= Chart parser =

Type of parser for ambiguous grammars

In computer science, a chart parser is a type of parser suitable for ambiguous grammars (including grammars of natural languages). It uses the dynamic programming approach—partial hypothesized results are stored in a structure called a chart and can be re-used. This eliminates backtracking and prevents a combinatorial explosion.

Chart parsing is generally credited to Martin Kay.

== Types of chart parsers ==
A common approach is to use a variant of the Viterbi algorithm. The Earley parser is a type of chart parser mainly used for parsing in computational linguistics, named for its inventor. Another chart parsing algorithm is the Cocke-Younger-Kasami (CYK) algorithm.
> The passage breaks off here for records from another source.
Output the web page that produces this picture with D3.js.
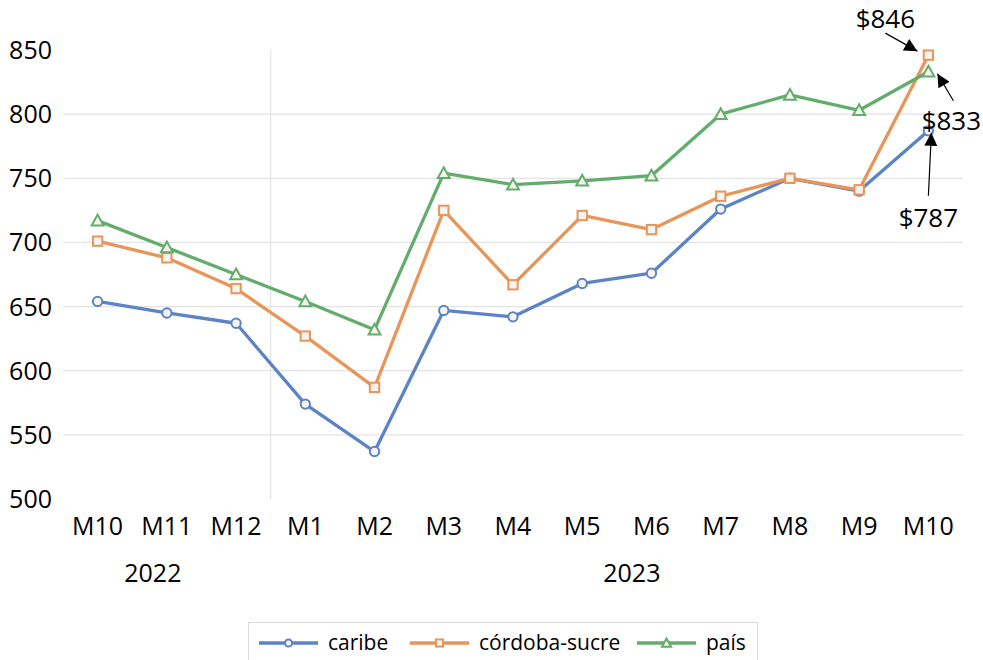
<!DOCTYPE html>
<html>
<head>
<meta charset="utf-8">
<script src="https://cdn.jsdelivr.net/npm/d3@7"></script>
<style>
  body { margin: 0; background: #fff; }
  text { font-family: "Open Sans", sans-serif; fill: #000; }
</style>
</head>
<body>
<div id="chart"></div>
<script>
// Categories (months) and the year they belong to
const months = ["M10", "M11", "M12", "M1", "M2", "M3", "M4", "M5", "M6", "M7", "M8", "M9", "M10"];
const years = [
  { label: "2022", from: 0, to: 2 },
  { label: "2023", from: 3, to: 12 },
];

// Series values
const caribe = [654, 645, 637, 574, 537, 647, 642, 668, 676, 726, 750, 740, 787];
const cordobaSucre = [701, 688, 664, 627, 587, 725, 667, 721, 710, 736, 750, 741, 846];
const pais = [717, 696, 675, 654, 632, 754, 745, 748, 752, 800, 815, 803, 833];

const yTicks = [500, 550, 600, 650, 700, 750, 800, 850];

const series = [
  { name: "caribe", values: caribe, color: "#5b83c6", marker: "circle" },
  { name: "córdoba-sucre", values: cordobaSucre, color: "#e8955a", marker: "square" },
  { name: "país", values: pais, color: "#62ad6c", marker: "triangle" },
];

// Value labels on the last point
const callouts = [
  { series: 1, text: "$846", tip: [-11, -4], tail: [-43, -22], label: [-43, -27] },
  { series: 2, text: "$833", tip: [9, 2], tail: [25, 29], label: [23, 58] },
  { series: 0, text: "$787", tip: [3, 2], tail: [0, 65], label: [0, 96] },
];

const width = 983;
const height = 660;

const svg = d3.select("#chart")
  .append("svg")
  .attr("width", width)
  .attr("height", height);

const x = d3.scalePoint()
  .domain(d3.range(months.length))
  .range([63, 963])
  .padding(0.5);

const y = d3.scaleLinear()
  .domain([500, 850])
  .range([499, 50]);

// Horizontal gridlines (not at the ends)
svg.append("g")
  .selectAll("line")
  .data(yTicks.filter((t) => t > 500 && t < 850))
  .join("line")
  .attr("x1", 63)
  .attr("x2", 963)
  .attr("y1", (d) => y(d))
  .attr("y2", (d) => y(d))
  .attr("stroke", "#e3e3e3")
  .attr("stroke-width", 1.2);

// Separator between the years
const step = x.step();
svg.append("line")
  .attr("x1", x(years[1].from) - step / 2)
  .attr("x2", x(years[1].from) - step / 2)
  .attr("y1", y(850))
  .attr("y2", y(500))
  .attr("stroke", "#e3e3e3")
  .attr("stroke-width", 1.2);

// Y axis labels
svg.append("g")
  .selectAll("text")
  .data(yTicks)
  .join("text")
  .attr("x", 52)
  .attr("y", (d) => y(d))
  .attr("dy", "0.36em")
  .attr("text-anchor", "end")
  .style("font-size", "25px")
  .text((d) => d);

// X axis labels
svg.append("g")
  .selectAll("text")
  .data(months)
  .join("text")
  .attr("x", (d, i) => x(i))
  .attr("y", 535)
  .attr("text-anchor", "middle")
  .style("font-size", "25px")
  .text((d) => d);

// Year labels
svg.append("g")
  .selectAll("text")
  .data(years)
  .join("text")
  .attr("x", (d, i) => (x(d.from) + x(d.to)) / 2 + (i === 0 ? -14 : 15))
  .attr("y", 582)
  .attr("text-anchor", "middle")
  .style("font-size", "25px")
  .text((d) => d.label);

const line = d3.line()
  .x((d, i) => x(i))
  .y((d) => y(d));

function drawMarker(g, type, color, size) {
  if (type === "circle") {
    g.append("circle").attr("r", size * 0.55);
  } else if (type === "square") {
    g.append("rect")
      .attr("x", -size * 0.55).attr("y", -size * 0.55)
      .attr("width", size * 1.1).attr("height", size * 1.1);
  } else {
    const t = size * 0.7;
    g.append("path").attr("d", `M0,${-t} L${t},${t * 0.8} L${-t},${t * 0.8} Z`);
  }
  g.selectAll("*")
    .attr("fill", "#f6f2ee")
    .attr("stroke", color)
    .attr("stroke-width", 2);
}

series.forEach((s) => {
  svg.append("path")
    .datum(s.values)
    .attr("fill", "none")
    .attr("stroke", s.color)
    .attr("stroke-width", 3.3)
    .attr("stroke-linejoin", "round")
    .attr("d", line);

  svg.append("g")
    .selectAll("g")
    .data(s.values)
    .join("g")
    .attr("transform", (d, i) => `translate(${x(i)},${y(d)})`)
    .each(function () {
      drawMarker(d3.select(this), s.marker, s.color, 8.5);
    });
});

// Arrow head
svg.append("defs")
  .append("marker")
  .attr("id", "arrow")
  .attr("viewBox", "0 0 10 10")
  .attr("refX", 10)
  .attr("refY", 5)
  .attr("markerWidth", 15)
  .attr("markerHeight", 13)
  .attr("markerUnits", "userSpaceOnUse")
  .attr("orient", "auto")
  .append("path")
  .attr("d", "M0,0 L10,5 L0,10 Z")
  .attr("fill", "#000");

callouts.forEach((c) => {
  const last = months.length - 1;
  const px = x(last);
  const py = y(series[c.series].values[last]);
  svg.append("line")
    .attr("x1", px + c.tail[0])
    .attr("y1", py + c.tail[1])
    .attr("x2", px + c.tip[0])
    .attr("y2", py + c.tip[1])
    .attr("stroke", "#000")
    .attr("stroke-width", 1.2)
    .attr("marker-end", "url(#arrow)");
  svg.append("text")
    .attr("x", px + c.label[0])
    .attr("y", py + c.label[1])
    .attr("text-anchor", "middle")
    .style("font-size", "26px")
    .text(c.text);
});

// Legend
const legend = svg.append("g");
legend.append("rect")
  .attr("x", 248.5)
  .attr("y", 622.5)
  .attr("width", 509)
  .attr("height", 45)
  .attr("fill", "#fff")
  .attr("stroke", "#d9d9d9");

const legendX = [259, 410, 637];
series.forEach((s, i) => {
  const g = legend.append("g").attr("transform", `translate(${legendX[i]},643)`);
  g.append("line")
    .attr("x1", 0).attr("x2", 59)
    .attr("stroke", s.color)
    .attr("stroke-width", 3.3);
  const m = g.append("g").attr("transform", "translate(29.5,0)");
  drawMarker(m, s.marker, s.color, 6.5);
  g.append("text")
    .attr("x", 69)
    .attr("y", 0)
    .attr("dy", "0.35em")
    .style("font-size", "21px")
    .text(s.name);
});
</script>
</body>
</html>
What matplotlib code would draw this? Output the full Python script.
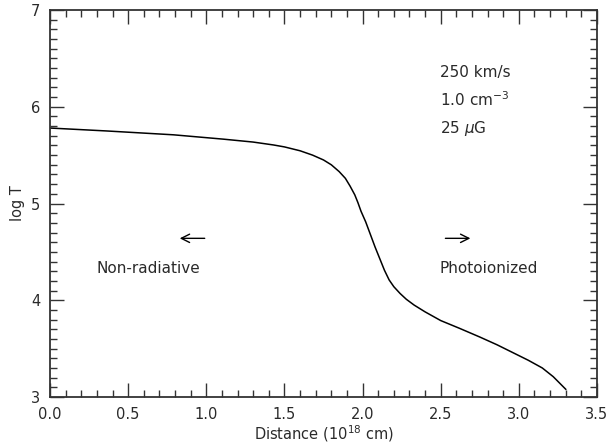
import matplotlib
matplotlib.use("Agg")
import matplotlib.pyplot as plt
from matplotlib.ticker import MultipleLocator, FormatStrFormatter

distance = [0.0, 0.36, 0.79, 1.11, 1.30, 1.43, 1.50, 1.60, 1.68, 1.75, 1.80, 1.85, 1.89,
            1.92, 1.95, 1.97, 1.99, 2.02, 2.05, 2.08, 2.11, 2.14, 2.17, 2.20, 2.24,
            2.28, 2.33, 2.40, 2.50, 2.62, 2.75, 2.86, 2.96, 3.06, 3.15, 3.22, 3.30]
log_t = [5.78, 5.75, 5.71, 5.665, 5.635, 5.605, 5.585, 5.545, 5.50, 5.45, 5.40, 5.33, 5.26,
         5.18, 5.09, 5.01, 4.92, 4.81, 4.68, 4.55, 4.43, 4.31, 4.21, 4.14, 4.07,
         4.01, 3.95, 3.88, 3.79, 3.71, 3.62, 3.54, 3.46, 3.38, 3.30, 3.21, 3.08]

params = ["250 km/s", "1.0 cm$^{-3}$", "25 $\\mu$G"]
param_y = [6.35, 6.07, 5.78]
left_label = "Non-radiative"
right_label = "Photoionized"

plt.rcParams['font.family'] = ['DejaVu Sans']
plt.rcParams['mathtext.fontset'] = 'dejavusans'
tc = '#2a2a2a'

fig = plt.figure(figsize=(6.13, 4.45), dpi=100)
ax = fig.add_axes([50/613, 1-397/445, 547/613, 387/445])
ax.plot(distance, log_t, color='black', lw=1.1)
ax.set_xlim(0, 3.5)
ax.set_ylim(3, 7)
ax.xaxis.set_major_locator(MultipleLocator(0.5))
ax.xaxis.set_minor_locator(MultipleLocator(0.1))
ax.yaxis.set_major_locator(MultipleLocator(1))
ax.yaxis.set_minor_locator(MultipleLocator(0.1))
ax.xaxis.set_major_formatter(FormatStrFormatter('%.1f'))
ax.yaxis.set_major_formatter(FormatStrFormatter('%d'))
ax.tick_params(which='both', direction='in', top=True, right=True, color='#333333',
               labelsize=10.5, labelcolor=tc, width=1.0)
ax.tick_params(which='major', length=10, pad=7)
ax.tick_params(which='minor', length=5)
for s in ax.spines.values():
    s.set_linewidth(1.3)
    s.set_color('#333333')

ax.set_xlabel("Distance (10$^{18}$ cm)", fontsize=10.5, color=tc, labelpad=1)
ax.set_ylabel("log T", fontsize=10.5, color=tc, labelpad=4)

for p, yv in zip(params, param_y):
    ax.text(2.495, yv, p, fontsize=11, color=tc, va='center', ha='left')

ax.text(0.30, 4.33, left_label, fontsize=11, color=tc, va='center', ha='left')
ax.text(2.495, 4.33, right_label, fontsize=11, color=tc, va='center', ha='left')

astyle = dict(arrowstyle='->,head_length=0.6,head_width=0.3', color='black', lw=1.0,
              shrinkA=0, shrinkB=0)
ax.annotate("", xy=(0.83, 4.64), xytext=(0.99, 4.64), arrowprops=astyle)
ax.annotate("", xy=(2.69, 4.64), xytext=(2.53, 4.64), arrowprops=astyle)

fig.savefig("out.png", dpi=100)
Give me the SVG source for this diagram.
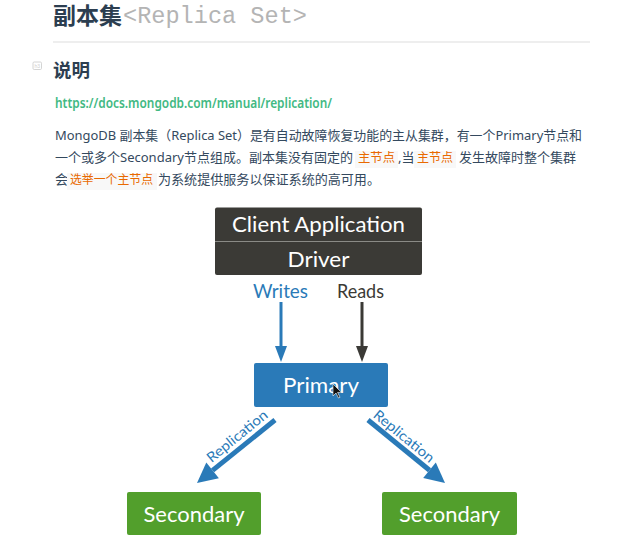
<svg xmlns="http://www.w3.org/2000/svg" width="642" height="543" viewBox="0 0 642 543">
<defs>
<style>
.cjk{font-family:"Noto Sans","Noto Sans CJK SC",sans-serif;}
.h{fill:#2c3e50;font-weight:bold;}
.p{fill:#34495e;font-size:13px;}
.code{fill:#e96900;font-size:12.5px;}
.codebg{fill:#f8f8f8;}
.dg{font-family:Lato,"Liberation Sans",sans-serif;}
.box-label{fill:#ffffff;font-size:22px;text-anchor:middle;}
.rep{fill:#2a7ab8;font-size:14px;text-anchor:middle;}
</style>
</defs>
<rect width="642" height="543" fill="#ffffff"/>

<!-- page text -->
<text x="53" y="24" class="cjk h" font-size="23" font-family="'Noto Sans CJK SC',sans-serif">副本集</text>
<text x="123" y="23" font-family="'Liberation Mono',monospace" font-size="23.5" fill="#b4b4b4" textLength="184" lengthAdjust="spacingAndGlyphs">&lt;Replica Set&gt;</text>
<line x1="53" y1="42" x2="590" y2="42" stroke="#eeeeee" stroke-width="2"/>
<rect x="33" y="62" width="8.5" height="7.5" rx="1.2" fill="none" stroke="#cfcfcf" stroke-width="0.9"/>
<text x="37.2" y="67.8" font-family="'Liberation Sans',sans-serif" font-size="5" fill="#cfcfcf" text-anchor="middle">h3</text>
<text x="53" y="77" class="cjk h" font-size="18.5">说明</text>
<text x="55" y="108" class="cjk" font-size="13.5" font-weight="600" fill="#42b983" textLength="277" lengthAdjust="spacingAndGlyphs">https://docs.mongodb.com/manual/replication/</text>

<text x="55" y="140" class="cjk p" textLength="527" lengthAdjust="spacingAndGlyphs">MongoDB 副本集（Replica Set）是有自动故障恢复功能的主从集群，有一个Primary节点和</text>

<text x="55" y="162" class="cjk p" textLength="298" lengthAdjust="spacingAndGlyphs">一个或多个Secondary节点组成。副本集没有固定的</text>
<rect x="355" y="151" width="43" height="17" class="codebg"/>
<text x="358" y="162" class="cjk code" textLength="37" lengthAdjust="spacingAndGlyphs">主节点</text>
<text x="398" y="162" class="cjk p">,当</text>
<rect x="414" y="151" width="42" height="17" class="codebg"/>
<text x="417" y="162" class="cjk code" textLength="36" lengthAdjust="spacingAndGlyphs">主节点</text>
<text x="459" y="162" class="cjk p" textLength="117" lengthAdjust="spacingAndGlyphs">发生故障时整个集群</text>

<text x="55" y="184" class="cjk p">会</text>
<rect x="67" y="173" width="90" height="17" class="codebg"/>
<text x="70" y="184" class="cjk code" textLength="83" lengthAdjust="spacingAndGlyphs">选举一个主节点</text>
<text x="158" y="184" class="cjk p" textLength="222" lengthAdjust="spacingAndGlyphs">为系统提供服务以保证系统的高可用。</text>

<!-- connectors -->
<g id="connectors">
<line x1="281" y1="302" x2="281" y2="348" stroke="#2a7ab8" stroke-width="3"/>
<path d="M275,346 L287,346 L281,362 Z" fill="#2a7ab8"/>
<line x1="362" y1="302" x2="362" y2="348" stroke="#3b3a36" stroke-width="3"/>
<path d="M356,346 L368,346 L362,362 Z" fill="#3b3a36"/>

<line x1="275" y1="420" x2="212.6" y2="470.4" stroke="#2a7ab8" stroke-width="5"/>
<path d="M197,483 L218.9,478.2 L206.3,462.6 Z" fill="#2a7ab8"/>
<text class="dg rep" transform="translate(237,436) rotate(-39)" y="5" textLength="74" lengthAdjust="spacingAndGlyphs">Replication</text>

<line x1="368" y1="420" x2="429.5" y2="470.3" stroke="#2a7ab8" stroke-width="5"/>
<path d="M445,483 L423.2,478 L435.8,462.6 Z" fill="#2a7ab8"/>
<text class="dg rep" transform="translate(404,436) rotate(39.3)" y="5" textLength="74" lengthAdjust="spacingAndGlyphs">Replication</text>

<text x="280.5" y="298" class="dg" font-size="19" fill="#2a7ab8" text-anchor="middle" textLength="55" lengthAdjust="spacingAndGlyphs">Writes</text>
<text x="360.5" y="298" class="dg" font-size="19" fill="#3b3a36" text-anchor="middle" textLength="47" lengthAdjust="spacingAndGlyphs">Reads</text>
</g>

<!-- nodes -->
<g id="node-client">
<rect x="215" y="207.5" width="207" height="67.5" rx="2" fill="#3b3a36"/>
<line x1="215" y1="241.5" x2="422" y2="241.5" stroke="#8a8a86" stroke-width="1"/>
<text x="318.5" y="232" class="dg box-label" textLength="173" lengthAdjust="spacingAndGlyphs">Client Application</text>
<text x="318.5" y="267" class="dg box-label" textLength="62" lengthAdjust="spacingAndGlyphs">Driver</text>
</g>

<g id="node-primary">
<rect x="254" y="363" width="134" height="44" rx="2" fill="#2a7ab8"/>
<text x="321" y="393" class="dg box-label" textLength="76" lengthAdjust="spacingAndGlyphs">Primary</text>
<path d="M333,384 L333,396 L336,393 L338.5,398 L340,397.3 L337.6,392.4 L341.5,392.4 Z" fill="#111" stroke="#fff" stroke-width="0.6"/>
</g>

<g id="node-secondary-1">
<rect x="127" y="492" width="134" height="43" rx="2" fill="#529f2c"/>
<text x="194" y="522" class="dg box-label" textLength="101" lengthAdjust="spacingAndGlyphs">Secondary</text>
</g>

<g id="node-secondary-2">
<rect x="382" y="492" width="135" height="43" rx="2" fill="#529f2c"/>
<text x="449.5" y="522" class="dg box-label" textLength="101" lengthAdjust="spacingAndGlyphs">Secondary</text>
</g>
</svg>
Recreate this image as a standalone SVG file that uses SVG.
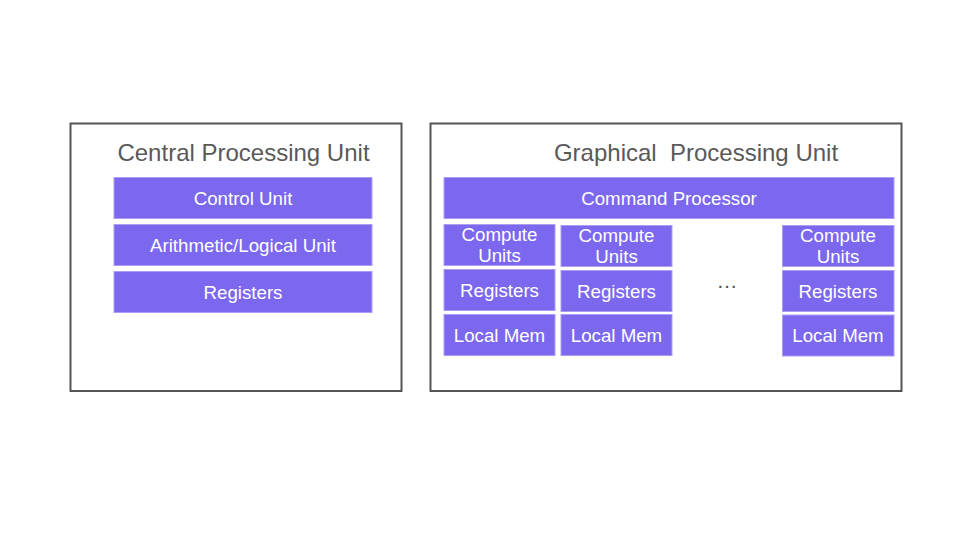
<svg xmlns="http://www.w3.org/2000/svg" width="960" height="540" viewBox="0 0 960 540">
<style>
.frame{fill:#fff;stroke:#555;stroke-width:2}
.blk{fill:#7b68ee;stroke:#a99ef4;stroke-width:1}
.title{font-family:"Liberation Sans",Arial,sans-serif;font-size:24px;fill:#595959;text-anchor:middle}
.lbl{font-family:"Liberation Sans",Arial,sans-serif;font-size:18.7px;fill:#fff;text-anchor:middle}
</style>
<rect width="960" height="540" fill="#fff"/>
<g id="cpu">
<rect class="frame" x="70.5" y="123.5" width="331" height="267.5"/>
<text class="title" x="243.5" y="161">Central Processing Unit</text>
</g>
<g id="control-unit"><rect class="blk" x="114" y="177.5" width="258" height="41"/><text class="lbl" x="243" y="204.5">Control Unit</text></g>
<g id="alu"><rect class="blk" x="114" y="224.5" width="258" height="41"/><text class="lbl" x="243" y="251.5">Arithmetic/Logical Unit</text></g>
<g id="cpu-registers"><rect class="blk" x="114" y="271.5" width="258" height="41"/><text class="lbl" x="243" y="298.5">Registers</text></g>
<g id="gpu">
<rect class="frame" x="430.5" y="123.5" width="471" height="267.5"/>
<text class="title" x="696" y="161" xml:space="preserve">Graphical  Processing Unit</text>
</g>
<g id="command-processor"><rect class="blk" x="444" y="177.5" width="450" height="41"/><text class="lbl" x="669" y="204.5">Command Processor</text></g>
<g id="cu1"><rect class="blk" x="444" y="224.5" width="111" height="41"/><text class="lbl" x="499.5" y="241">Compute</text><text class="lbl" x="499.5" y="262">Units</text></g>
<g id="reg1"><rect class="blk" x="444" y="269.5" width="111" height="41"/><text class="lbl" x="499.5" y="296.5">Registers</text></g>
<g id="mem1"><rect class="blk" x="444" y="314.5" width="111" height="41"/><text class="lbl" x="499.5" y="341.5">Local Mem</text></g>
<g id="cu2"><rect class="blk" x="561" y="225.5" width="111" height="41"/><text class="lbl" x="616.5" y="242">Compute</text><text class="lbl" x="616.5" y="263">Units</text></g>
<g id="reg2"><rect class="blk" x="561" y="270.5" width="111" height="41"/><text class="lbl" x="616.5" y="297.5">Registers</text></g>
<g id="mem2"><rect class="blk" x="561" y="314.5" width="111" height="41"/><text class="lbl" x="616.5" y="341.5">Local Mem</text></g>
<g id="cu3"><rect class="blk" x="782.5" y="225.5" width="111.5" height="41"/><text class="lbl" x="838" y="242">Compute</text><text class="lbl" x="838" y="263">Units</text></g>
<g id="reg3"><rect class="blk" x="782.5" y="270.5" width="111.5" height="41"/><text class="lbl" x="838" y="297.5">Registers</text></g>
<g id="mem3"><rect class="blk" x="782.5" y="315" width="111.5" height="41"/><text class="lbl" x="838" y="342">Local Mem</text></g>
<g id="ellipsis"><text x="727" y="288" font-family="Liberation Sans,Arial,sans-serif" font-size="21" fill="#555" text-anchor="middle">…</text></g>
<g id="connectors"/>
</svg>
Chart parsers can also be used for parsing computer languages. Earley parsers in particular have been used in compiler-compilers where their ability to parse using arbitrary context-free grammars eases the task of writing the grammar for a particular language. However their lower efficiency has led to people avoiding them for most compiler work.

In bidirectional chart parsing, edges of the chart are marked with a direction, either forwards or backwards, and rules are enforced on the direction in which edges must point in order to be combined into further edges.

In incremental chart parsing, the chart is constructed incrementally as the text is edited by the user, with each change to the text resulting in the minimal possible corresponding change to the chart.

Chart parsers are distinguished between top-down and bottom-up, as well as active and passive.